Fiber Optik Dronların Savaşın Seçkin Kollarından Biri Olması
Rusya-Ukrayna Savaşı'nda, düşman hatlarının 20 kilometre derinliğine kadar sızabilen fiber optik dronlar, alçak irtifada uçuşları sayesinde yüksek çözünürlüklü görüntüler ile hedefleri başarıyla vurma yeteneğine sahip. Bu dronlar, elektronik harp sistemlerinin hedefi olmadan stratejik avantajlar sunarak, savaşın önemli araçlarından biri haline gelmiştir.
Ukrayna'nın Dron Stratejisi ve Başarıları
Ukrayna Genelkurmay Başkanı Oleksandr Sırskiy, 5 Ocak'ta yaptığı açıklamada, Aralık 2024 itibarıyla Ukrayna'nın 54 binden fazla Rus hedefini vurduğunu ve saldırıların %49'unun kamikaze dronlar ile gerçekleştirildiğini bildirdi. Sırskiy, Rusya'nın fiber optik dron kullanımını artırmasının birliklerin güvenliğini tehlikeye attığını belirtti, ancak Ukrayna'nın da bu dronları etkin bir şekilde kullanmaya başladığını vurguladı.

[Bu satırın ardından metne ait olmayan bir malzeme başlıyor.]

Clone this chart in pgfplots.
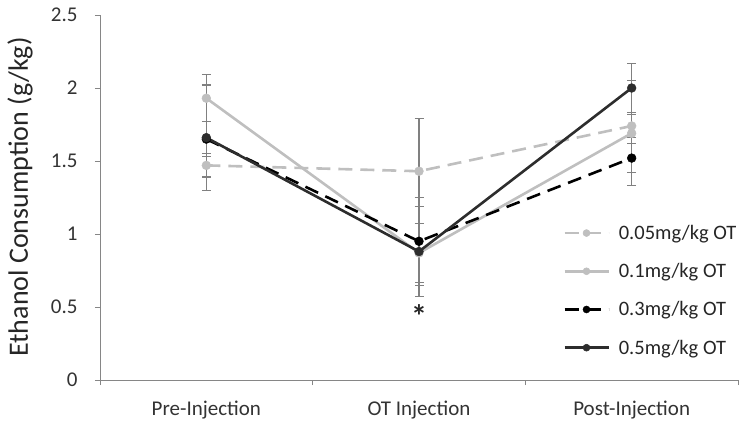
\documentclass[border=0pt]{standalone}
\usepackage{pgfplots}
\pgfplotsset{compat=1.18}
\usepackage{fontspec}
\setmainfont{Carlito}
\definecolor{lgray}{RGB}{191,191,191}
\definecolor{dgray}{RGB}{45,45,45}
\definecolor{axgray}{RGB}{134,134,134}
\definecolor{ebgray}{RGB}{128,128,128}
\begin{document}
\begin{tikzpicture}
\useasboundingbox (-100bp,-45bp) rectangle (650bp,380bp);
\begin{axis}[
  at={(0,0)}, anchor=south west,
  scale only axis, width=638bp, height=365bp,
  xmin=-0.5, xmax=2.5, ymin=0, ymax=2.5,
  xtick={0,1,2}, xticklabels={Pre-Injection,OT Injection,Post-Injection},
  minor xtick={-0.5,0.5,1.5,2.5},
  ytick={0,0.5,1,1.5,2,2.5},
  yticklabels={0,0.5,1,1.5,2,2.5},
  axis x line*=bottom, axis y line*=left,
  axis line style={axgray, line width=0.9bp, -},
  major x tick style={draw=none},
  minor x tick style={axgray, line width=0.9bp},
  y tick style={axgray, line width=0.9bp},
  major tick length=5bp, minor tick length=5bp,
  tick align=outside,
  tick label style={font=\fontsize{21bp}{24bp}\selectfont, text=black!80},
  xticklabel style={yshift=-12bp},
  yticklabel style={xshift=-14bp},
  every axis y label/.style={at={(-80bp,183bp)}, rotate=90, anchor=center,
    font=\fontsize{28bp}{31bp}\selectfont, text=black!85},
  ylabel={Ethanol Consumption (g/kg)},
  legend style={draw=none, fill=none, at={(463bp,157bp)}, anchor=north west,
    font=\fontsize{20.5bp}{23bp}\selectfont, text=black!85, row sep=18.5bp,
    legend cell align=left, inner sep=0pt,
    /tikz/every odd column/.append style={column sep=7bp}},
  legend image code/.code={\draw[#1,mark repeat=2,mark phase=2,mark size=3.5bp] plot coordinates {(0bp,0bp) (22bp,0bp) (44bp,0bp)};},
  every axis plot/.append style={line width=2.6bp, mark=*, mark size=4.4bp},
  error bars/y dir=both, error bars/y explicit,
  error bars/error bar style={ebgray, line width=1.2bp, solid},
  error bars/error mark options={rotate=90, ebgray, mark size=4.5bp, line width=1.2bp},
]
\addplot[lgray, dashed, dash pattern=on 14bp off 8bp, mark options={solid, fill=lgray, line width=0.5bp}]
  coordinates {(0,1.47) +- (0,0.08) (1,1.43) +- (0,0.36) (2,1.74) +- (0,0.08)};
\addlegendentry{0.05mg/kg OT}
\addplot[lgray, solid, mark options={solid, fill=lgray, line width=0.5bp}]
  coordinates {(0,1.93) +- (0,0.16) (1,0.87) +- (0,0.2) (2,1.69) +- (0,0.36)};
\addlegendentry{0.1mg/kg OT}
\addplot[black, dashed, dash pattern=on 14bp off 8bp, mark options={solid, fill=black, line width=0.5bp}]
  coordinates {(0,1.65) +- (0,0.12) (1,0.95) +- (0,0.30) (2,1.52) +- (0,0.10)};
\addlegendentry{0.3mg/kg OT}
\addplot[dgray, solid, mark options={solid, fill=dgray, line width=0.5bp}]
  coordinates {(0,1.66) +- (0,0.36) (1,0.88) +- (0,0.31) (2,2.00) +- (0,0.17)};
\addlegendentry{0.5mg/kg OT}
\node[font=\fontsize{32bp}{34bp}\selectfont\bfseries, text=black!85] at (axis cs:1,0.44) {*};
\end{axis}
\end{tikzpicture}
\end{document}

Elektronik Harpteki Üstünlük
Yapılan araştırmalar, savaşta kullanılan dronların %75 ila %90'ının, pilotla telsiz bağlantısının elektronik harp vasıtalarıyla kesilmesi sonucunda düşürüldüğünü göstermektedir. FPV dronlar ise fiber optik kabloyla yönetildiği için bu tür tehditlerden etkilenmemekte ve yüksek çözünürlüklü görüntü iletebilme avantajına sahiptir.
Yetenekleri ve Sınırlamaları
Fiber optik dronlar, telsizle kontrol edilen dronlara kıyasla daha düşük menzil ve hızla sınırlı olsalar da, alçak irtifalarda uçabilme yetenekleri sayesinde hava savunma sistemlerinden kaçınabilmektedir. Örneğin, Ukrayna'nın test ettiği HCX dronu, 20 kilometre menzil sunmakta ve 1,2 kilogram ağırlığındadır.
Rusya'nın Kullanımına Dair Bilgiler
Rusya, 2024 yılından bu yana Novgorod'daki NPC Ushkuy tarafından üretilen Novgorod Prensi Vandal adlı dronu kullanmaktadır. Bu dronun menzilinin 20 kilometre olduğu ve 3,5 kilogram patlayıcı taşıyabildiği bildirilmiştir. Ayrıca, Rusya'nın kullandığı diğer bir model olan Piranha-5 dronu da 1 kilograma kadar patlayıcı taşıyabiliyor.
Muharebe Alanında Etkileri
Fiber optik kablolarla yönetilen dronlar, temas hattından itibaren 20 kilometrelik bir alanda düşman zırhlı araçları için "girilmez" bölge oluşturmakta ve bu, saldırıların hızını düşürerek savunma imkanlarını kısıtlamaktadır. Bu durum, muharebe alanındaki dengeleri önemli ölçüde etkilemektedir.